The Super Commitee and Cigna
The Joint Select Committee on Deficit Reduction – the “Super Committee” – is charged with reporting legislation by November 23 to achieve $1.2 trillion in deficit reduction over the next decade. Reducing the federal debt held by the public by this amount would be a positive step in stabilizing debt, which is now nearly 70 percent of Gross Domestic Product , and placing the country on a more stable economic path going forward. All business sectors would benefit from this public debt reduction and the potential that it holds to help slow the rate of growth in health care costs.
However, the November 23rd legislation is only a first step; additional action beyond the $1.2 trillion will likely be required. Fundamental reform to both the federal tax code and federal entitlement programs will be required to both stabilize and further reduce projected federal debt.
The major factor contributing to growing federal spending and deficit over the next decade centers on public health care programs; specifically Medicare and Medicaid.
Significant reform of these programs will be required if Federal spending growth is to be curtailed.

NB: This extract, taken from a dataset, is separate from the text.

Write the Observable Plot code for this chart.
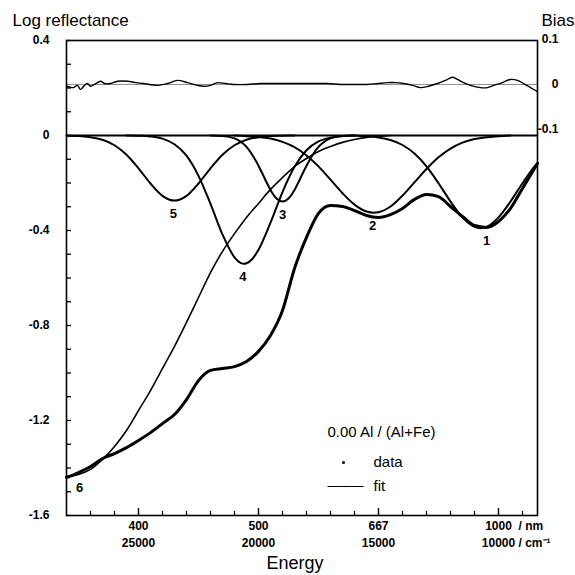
<!DOCTYPE html>
<html><head><meta charset="utf-8">
<script src="https://cdn.jsdelivr.net/npm/d3@7"></script>
<script src="https://cdn.jsdelivr.net/npm/@observablehq/plot@0.6"></script>
<style>
body{margin:0;background:#fff;}
svg{font-family:"Liberation Sans",Arial,sans-serif;}
</style>
</head><body><div id="chart"></div>
<script>
// Energy axis (cm^-1) ticks and labels
const xMajorTicks = [25000, 20000, 15000, 10000];
const xMajorLabels = ["400\n25000", "500\n20000", "667\n15000", "1000\n10000"];
const xMinorTicks = [27000, 26000, 24000, 23000, 22000, 21000, 19000, 18000, 17000, 16000, 14000, 13000, 12000, 11000, 9000];
const yMajorTicks = [-1.6, -1.2, -0.8, -0.4, 0, 0.4];
const yMinorTicks = [-1.5, -1.4, -1.3, -1.1, -1.0, -0.9, -0.7, -0.6, -0.5, -0.3, -0.2, -0.1, 0.1, 0.2, 0.3];
const biasTicks = [0.1, 0, -0.1];

// Measured spectrum (data + fit), log reflectance
const totalW = [28000,27500,27000,26500,26000,25500,25000,24500,24000,23500,23000,22500,22000,21500,21000,20500,20000,19500,19000,18500,18000,17500,17000,16500,16000,15500,15000,14500,14000,13500,13000,12500,12000,11500,11000,10500,10000,9500,9000,8500,8375];
const totalV = [-1.44,-1.419,-1.394,-1.36,-1.339,-1.314,-1.284,-1.251,-1.213,-1.175,-1.112,-1.032,-0.989,-0.981,-0.973,-0.952,-0.909,-0.842,-0.737,-0.56,-0.429,-0.328,-0.295,-0.299,-0.316,-0.337,-0.345,-0.333,-0.307,-0.269,-0.248,-0.257,-0.299,-0.341,-0.379,-0.387,-0.362,-0.307,-0.223,-0.139,-0.118];

// Component bands
const band1W = [16000,15500,15000,14500,14000,13500,13000,12500,12000,11500,11000,10750,10500,10000,9500,9000,8500,8375];
const band1V = [0,-0.003,-0.008,-0.019,-0.040,-0.076,-0.130,-0.201,-0.278,-0.345,-0.385,-0.390,-0.385,-0.345,-0.278,-0.201,-0.130,-0.115];
const band2W = [21000,20500,20000,19500,19000,18500,18000,17500,17000,16500,16000,15500,15200,15000,14500,14000,13500,13000,12500,12000,11500,11000,10500,10000,9500];
const band2V = [0,-0.003,-0.006,-0.013,-0.027,-0.049,-0.084,-0.130,-0.186,-0.243,-0.291,-0.320,-0.325,-0.323,-0.299,-0.253,-0.197,-0.141,-0.092,-0.055,-0.030,-0.015,-0.007,-0.003,0];
const band3W = [22000,21500,21000,20500,20000,19750,19500,19250,19000,18750,18500,18250,18000,17500,17000,16500,16000];
const band3V = [0,-0.002,-0.012,-0.048,-0.127,-0.179,-0.229,-0.265,-0.278,-0.265,-0.229,-0.179,-0.127,-0.048,-0.012,-0.002,0];
const band4W = [25500,25000,24500,24000,23500,23000,22500,22000,21500,21000,20750,20600,20500,20250,20000,19500,19000,18500,18000,17500,17000,16500,16000];
const band4V = [0,-0.001,-0.004,-0.013,-0.037,-0.085,-0.170,-0.288,-0.417,-0.513,-0.536,-0.540,-0.538,-0.519,-0.481,-0.367,-0.238,-0.132,-0.062,-0.025,-0.009,-0.002,0];
const band5W = [28000,27500,27000,26500,26000,25500,25000,24500,24000,23500,23000,22500,22000,21500,21000,20500,20000,19500,19000,18500];
const band5V = [-0.001,-0.002,-0.007,-0.018,-0.041,-0.081,-0.138,-0.202,-0.254,-0.274,-0.254,-0.202,-0.138,-0.081,-0.041,-0.018,-0.007,-0.002,-0.001,0];
const band6W = [28000,27500,27000,26500,26000,25500,25000,24500,24000,23500,23000,22500,22000,21500,21000,20500,20000,19500,19000,18500,18000,17500,17000,16500,16000,15500,15000,14500];
const band6V = [-1.436,-1.427,-1.406,-1.364,-1.309,-1.242,-1.158,-1.074,-0.981,-0.888,-0.787,-0.682,-0.577,-0.488,-0.413,-0.345,-0.286,-0.227,-0.177,-0.131,-0.097,-0.067,-0.046,-0.029,-0.017,-0.008,-0.004,0];

// Band labels
const bandNames = ["1","2","3","4","5","6"];
const bandLabelW = [10500, 15250, 19000, 20650, 23550, 27450];
const bandLabelV = [-0.39, -0.325, -0.278, -0.54, -0.274, -1.427];

// Bias (residual) curve
const biasW = [28000,27708,27542,27417,27250,27125,27000,26833,26583,26417,26167,25875,25458,25125,24792,24208,23792,23375,22958,22542,22292,22000,21708,21375,21042,20458,19917,19208,18542,17833,17125,16583,16167,15458,15042,14625,14292,13958,13583,13250,12917,12542,12208,11917,11708,11458,11167,10750,10458,10208,9833,9500,9208,8958,8667,8375];
const biasV = [-0.004,-0.007,-0.002,-0.011,-0.002,0.002,-0.004,0,0.007,0.002,0.002,0.007,0.007,0.004,0.002,-0.002,0.002,0.009,0.004,-0.002,-0.004,-0.002,0.004,0.002,0,0,0.002,0.002,0.002,0.002,0.002,0,0,0,0.002,0.004,0.004,0.002,-0.002,-0.007,-0.004,0.002,0.009,0.016,0.011,0.004,-0.002,-0.007,-0.007,-0.002,0.004,0.011,0.009,0.002,-0.007,-0.016];

const biasToY = b => 0.215 + 1.9 * b;
const rows = (w, v) => w.map((x, i) => ({x, y: v[i]}));
const bands = [[band1W,band1V],[band2W,band2V],[band3W,band3V],[band4W,band4V],[band5W,band5V]];

const W = 575, H = 575, mL = 66, mR = 38, mT = 40, mB = 60;
const fw = W - mL - mR;
const fh = H - mT - mB;

const plot = Plot.plot({
  width: W, height: H,
  marginLeft: mL, marginRight: mR, marginTop: mT, marginBottom: mB,
  style: {fontFamily: "'Liberation Sans', Arial, sans-serif", background: "#fff", color: "#000"},
  x: {domain: [28000, 8375], axis: null},
  y: {domain: [-1.6, 0.4], axis: null},
  marks: [
    // bias zero line
    Plot.ruleY([0], {y: d => biasToY(d), stroke: "#8c8c8c", strokeWidth: 1}),
    // baseline
    Plot.ruleY([0], {stroke: "#000", strokeWidth: 2}),
    // inward ticks
    Plot.ruleY(yMajorTicks, {y: d => d, insetRight: fw - 5, stroke: "#000", strokeWidth: 1.3}),
    Plot.ruleY(yMinorTicks, {y: d => d, insetRight: fw - 5, stroke: "#000", strokeWidth: 1.3}),
    Plot.ruleX(xMajorTicks, {x: d => d, insetTop: fh - 7, stroke: "#000", strokeWidth: 1.4}),
    Plot.ruleX(xMinorTicks, {x: d => d, insetTop: fh - 4, stroke: "#000", strokeWidth: 1.2}),
    // axis labels
    Plot.axisY({ticks: yMajorTicks, tickSize: 0, tickPadding: 17, tickFormat: d => d === 0 ? "0" : d.toFixed(1), fontSize: 12, fontWeight: "bold", label: null}),
    Plot.axisX({ticks: xMajorTicks, tickSize: 0, tickPadding: 3, tickFormat: d => xMajorLabels[xMajorTicks.indexOf(d)], fontSize: 12, fontWeight: "bold", lineHeight: 1.4, label: null}),
    Plot.text(["/ nm\n/ cm\u207B\u00B9"], {x: () => xMajorTicks[3], frameAnchor: "bottom", dx: 20, dy: 3, lineAnchor: "top", lineHeight: 1.4, textAnchor: "start", fontSize: 12, fontWeight: "bold"}),
    Plot.text(biasTicks, {y: d => biasToY(d), frameAnchor: "right", dx: 21, text: d => d === 0 ? "0" : d.toFixed(1), fontSize: 12, fontWeight: "bold"}),
    // component bands
    ...bands.map(([w, v]) => Plot.line(rows(w, v), {x: "x", y: "y", curve: "monotone-x", stroke: "#000", strokeWidth: 2})),
    Plot.line(rows(band6W, band6V), {x: "x", y: "y", curve: "monotone-x", stroke: "#000", strokeWidth: 1.6}),
    // measured spectrum + fit
    Plot.line(rows(totalW, totalV), {x: "x", y: "y", curve: "monotone-x", stroke: "#000", strokeWidth: 3}),
    // bias curve
    Plot.line(rows(biasW, biasV), {x: "x", y: d => biasToY(d.y), curve: "catmull-rom", stroke: "#000", strokeWidth: 1.4}),
    // band numbers
    Plot.text(bandNames, {x: (d, i) => bandLabelW[i], y: (d, i) => bandLabelV[i], dy: 13, fontSize: 13, fontWeight: "bold"}),
    Plot.frame({stroke: "#000", strokeWidth: 1.6}),
    // titles
    Plot.text(["Log reflectance"], {frameAnchor: "top-left", dx: -54, dy: -20, lineAnchor: "middle", textAnchor: "start", fontSize: 17}),
    Plot.text(["Bias"], {frameAnchor: "top-right", dx: 4, dy: -20, lineAnchor: "middle", textAnchor: "start", fontSize: 17}),
    Plot.text(["Energy"], {frameAnchor: "bottom", dx: -7, dy: 48, lineAnchor: "middle", fontSize: 18}),
    // legend
    Plot.text(["0.00 Al / (Al+Fe)"], {frameAnchor: "bottom-left", dx: 261, dy: -83, lineAnchor: "middle", textAnchor: "start", fontSize: 15}),
    Plot.dot([0], {frameAnchor: "bottom-left", dx: 277, dy: -53, r: 1.5, fill: "#000", stroke: null}),
    Plot.text(["data"], {frameAnchor: "bottom-left", dx: 307, dy: -53, lineAnchor: "middle", textAnchor: "start", fontSize: 15}),
    Plot.text(["\u2014\u2014\u2014"], {frameAnchor: "bottom-left", dx: 261, dy: -29, lineAnchor: "middle", textAnchor: "start", fontSize: 12}),
    Plot.text(["fit"], {frameAnchor: "bottom-left", dx: 307, dy: -29, lineAnchor: "middle", textAnchor: "start", fontSize: 15})
  ]
});
document.getElementById("chart").appendChild(plot);
</script>
</body></html>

How the Super Committee achieves this goal will determine if costs are merely shifted to private payers and individuals with private insurance – or whether structural changes to the public programs can result in both public and private savings over time.
At this time, the Committee appears not to be engaged in discussions that would fundamentally alter federal health care programs, but rather is focused on limited and targeted benefit reductions.

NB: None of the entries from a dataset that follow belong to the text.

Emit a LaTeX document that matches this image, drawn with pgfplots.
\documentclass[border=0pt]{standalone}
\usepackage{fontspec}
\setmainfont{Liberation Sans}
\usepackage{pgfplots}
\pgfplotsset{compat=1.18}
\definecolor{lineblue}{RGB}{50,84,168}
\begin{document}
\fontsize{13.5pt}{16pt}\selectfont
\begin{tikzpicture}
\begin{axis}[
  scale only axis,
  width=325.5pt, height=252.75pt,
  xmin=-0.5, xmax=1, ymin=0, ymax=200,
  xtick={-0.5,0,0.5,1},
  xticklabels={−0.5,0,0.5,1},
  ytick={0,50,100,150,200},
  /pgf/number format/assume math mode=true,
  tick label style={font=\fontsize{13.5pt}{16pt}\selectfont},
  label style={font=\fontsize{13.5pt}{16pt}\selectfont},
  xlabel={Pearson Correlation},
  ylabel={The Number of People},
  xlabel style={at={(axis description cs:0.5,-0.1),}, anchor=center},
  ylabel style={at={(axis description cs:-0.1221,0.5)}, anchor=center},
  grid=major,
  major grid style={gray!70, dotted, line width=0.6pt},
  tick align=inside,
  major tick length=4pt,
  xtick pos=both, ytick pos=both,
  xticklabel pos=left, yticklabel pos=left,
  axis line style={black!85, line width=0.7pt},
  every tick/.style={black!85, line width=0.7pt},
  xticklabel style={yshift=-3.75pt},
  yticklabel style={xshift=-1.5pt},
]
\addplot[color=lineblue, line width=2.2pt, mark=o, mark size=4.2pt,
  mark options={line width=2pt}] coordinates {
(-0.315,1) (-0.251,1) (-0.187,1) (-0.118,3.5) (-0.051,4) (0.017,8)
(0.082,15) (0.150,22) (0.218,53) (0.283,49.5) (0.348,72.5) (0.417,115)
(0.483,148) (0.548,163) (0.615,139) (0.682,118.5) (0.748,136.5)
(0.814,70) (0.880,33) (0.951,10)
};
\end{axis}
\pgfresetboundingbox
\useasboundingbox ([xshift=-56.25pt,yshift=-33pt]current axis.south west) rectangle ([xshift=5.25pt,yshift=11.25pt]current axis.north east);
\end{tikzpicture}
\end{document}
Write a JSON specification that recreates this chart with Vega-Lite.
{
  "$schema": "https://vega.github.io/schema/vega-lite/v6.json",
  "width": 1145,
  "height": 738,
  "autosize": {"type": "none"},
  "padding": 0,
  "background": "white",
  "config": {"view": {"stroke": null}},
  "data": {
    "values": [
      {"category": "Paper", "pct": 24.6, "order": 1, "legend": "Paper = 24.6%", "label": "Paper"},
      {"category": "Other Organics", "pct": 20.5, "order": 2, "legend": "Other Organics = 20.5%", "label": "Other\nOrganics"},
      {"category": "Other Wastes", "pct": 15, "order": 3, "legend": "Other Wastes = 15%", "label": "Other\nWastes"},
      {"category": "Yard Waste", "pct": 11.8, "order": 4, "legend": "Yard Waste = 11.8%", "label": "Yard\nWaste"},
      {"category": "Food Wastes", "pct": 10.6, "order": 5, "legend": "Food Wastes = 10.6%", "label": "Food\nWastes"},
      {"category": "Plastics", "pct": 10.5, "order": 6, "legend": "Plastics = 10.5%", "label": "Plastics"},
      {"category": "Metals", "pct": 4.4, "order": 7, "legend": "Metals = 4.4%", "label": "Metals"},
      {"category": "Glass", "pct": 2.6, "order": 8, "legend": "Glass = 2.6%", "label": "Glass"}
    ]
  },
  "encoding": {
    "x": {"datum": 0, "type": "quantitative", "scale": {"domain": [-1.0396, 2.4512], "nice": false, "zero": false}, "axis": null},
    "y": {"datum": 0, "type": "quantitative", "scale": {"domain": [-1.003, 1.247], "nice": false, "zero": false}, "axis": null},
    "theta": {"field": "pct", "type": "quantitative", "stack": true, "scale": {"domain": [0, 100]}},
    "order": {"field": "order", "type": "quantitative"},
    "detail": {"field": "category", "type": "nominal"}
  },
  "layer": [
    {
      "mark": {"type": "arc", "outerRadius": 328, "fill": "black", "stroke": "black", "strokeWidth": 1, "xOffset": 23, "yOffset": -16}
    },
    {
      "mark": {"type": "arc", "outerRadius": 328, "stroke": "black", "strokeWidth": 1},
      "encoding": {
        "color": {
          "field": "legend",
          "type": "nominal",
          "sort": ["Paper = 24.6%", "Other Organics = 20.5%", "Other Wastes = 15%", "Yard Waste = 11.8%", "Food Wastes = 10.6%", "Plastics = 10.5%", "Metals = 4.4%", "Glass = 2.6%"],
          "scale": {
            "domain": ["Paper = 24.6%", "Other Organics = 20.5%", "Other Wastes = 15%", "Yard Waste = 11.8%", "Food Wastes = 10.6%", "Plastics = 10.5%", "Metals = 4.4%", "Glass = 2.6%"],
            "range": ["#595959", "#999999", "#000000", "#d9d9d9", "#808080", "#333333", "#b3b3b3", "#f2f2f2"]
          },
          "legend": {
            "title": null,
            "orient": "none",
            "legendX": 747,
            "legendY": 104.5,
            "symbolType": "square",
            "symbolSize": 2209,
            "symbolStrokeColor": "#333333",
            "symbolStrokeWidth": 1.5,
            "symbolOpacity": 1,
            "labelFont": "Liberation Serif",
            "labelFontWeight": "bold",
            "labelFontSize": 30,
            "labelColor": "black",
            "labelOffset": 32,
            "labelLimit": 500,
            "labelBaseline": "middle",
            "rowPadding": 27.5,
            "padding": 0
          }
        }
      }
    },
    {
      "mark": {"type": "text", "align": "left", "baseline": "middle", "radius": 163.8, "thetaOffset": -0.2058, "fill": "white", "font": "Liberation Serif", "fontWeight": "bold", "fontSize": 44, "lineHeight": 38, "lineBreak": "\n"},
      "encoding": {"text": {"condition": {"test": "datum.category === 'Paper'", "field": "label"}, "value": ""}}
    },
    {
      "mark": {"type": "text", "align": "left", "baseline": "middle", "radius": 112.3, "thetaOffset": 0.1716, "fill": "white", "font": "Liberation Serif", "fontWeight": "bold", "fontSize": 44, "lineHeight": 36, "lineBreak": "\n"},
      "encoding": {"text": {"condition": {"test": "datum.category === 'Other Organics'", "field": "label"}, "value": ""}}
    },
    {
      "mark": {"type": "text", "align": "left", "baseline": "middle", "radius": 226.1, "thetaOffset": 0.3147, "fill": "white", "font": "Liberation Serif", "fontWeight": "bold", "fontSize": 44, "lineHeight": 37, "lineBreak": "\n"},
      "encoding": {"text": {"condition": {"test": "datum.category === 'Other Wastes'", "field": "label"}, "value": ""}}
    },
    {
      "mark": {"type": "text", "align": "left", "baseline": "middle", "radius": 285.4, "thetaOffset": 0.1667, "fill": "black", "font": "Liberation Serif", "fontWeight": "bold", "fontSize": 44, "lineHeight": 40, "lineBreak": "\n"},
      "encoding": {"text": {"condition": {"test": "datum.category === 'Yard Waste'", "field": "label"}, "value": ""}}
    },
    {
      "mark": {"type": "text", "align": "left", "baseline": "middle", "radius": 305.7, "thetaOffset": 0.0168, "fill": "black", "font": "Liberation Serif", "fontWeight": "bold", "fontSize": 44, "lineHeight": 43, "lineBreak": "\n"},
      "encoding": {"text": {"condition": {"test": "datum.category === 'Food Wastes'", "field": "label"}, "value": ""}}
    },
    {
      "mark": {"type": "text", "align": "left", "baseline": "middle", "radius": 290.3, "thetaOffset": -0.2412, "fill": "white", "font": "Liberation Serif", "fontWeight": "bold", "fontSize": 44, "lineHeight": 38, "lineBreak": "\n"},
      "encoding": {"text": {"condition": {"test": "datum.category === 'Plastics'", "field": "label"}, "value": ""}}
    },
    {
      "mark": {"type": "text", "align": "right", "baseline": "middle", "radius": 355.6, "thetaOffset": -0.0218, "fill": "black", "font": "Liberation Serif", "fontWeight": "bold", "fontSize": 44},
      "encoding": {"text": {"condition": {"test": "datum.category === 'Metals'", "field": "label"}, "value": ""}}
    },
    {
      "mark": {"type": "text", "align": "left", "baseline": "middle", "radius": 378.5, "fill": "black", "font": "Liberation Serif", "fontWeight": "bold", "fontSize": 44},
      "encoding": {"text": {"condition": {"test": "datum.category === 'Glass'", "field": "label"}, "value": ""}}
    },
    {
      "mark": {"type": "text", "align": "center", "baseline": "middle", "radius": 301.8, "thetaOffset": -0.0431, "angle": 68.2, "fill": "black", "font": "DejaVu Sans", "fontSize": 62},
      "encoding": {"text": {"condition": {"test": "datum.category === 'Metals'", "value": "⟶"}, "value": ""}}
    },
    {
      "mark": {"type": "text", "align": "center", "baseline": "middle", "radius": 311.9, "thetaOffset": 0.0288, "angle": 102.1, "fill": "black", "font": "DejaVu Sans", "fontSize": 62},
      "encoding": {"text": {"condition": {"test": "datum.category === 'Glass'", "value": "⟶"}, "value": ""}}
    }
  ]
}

The potential also exists that the Super Committee will not achieve its goal. Failure to meet the reduction amount would result in an automatic across-the-board reduction to many domestic programs beginning in 2013. However, those reductions would exclude Medicaid and limit reductions in Medicare to two percent.

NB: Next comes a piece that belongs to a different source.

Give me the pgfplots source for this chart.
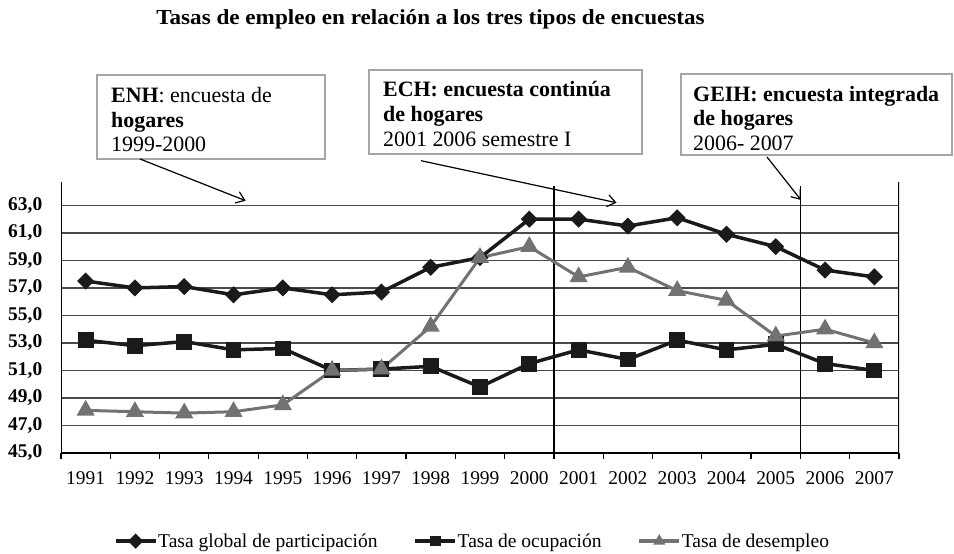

Similarly, it appears that the committee will not address reform of the federal tax code to simplify and reduce marginal tax rates on both businesses and individuals while not adding to the deficit. However, the current debate has made tax reform a high priority item for the Congress’ second session next year. This could be a positive outcome for the country.
Bill Hoagland is Cigna's vice president for public policy and government affairs.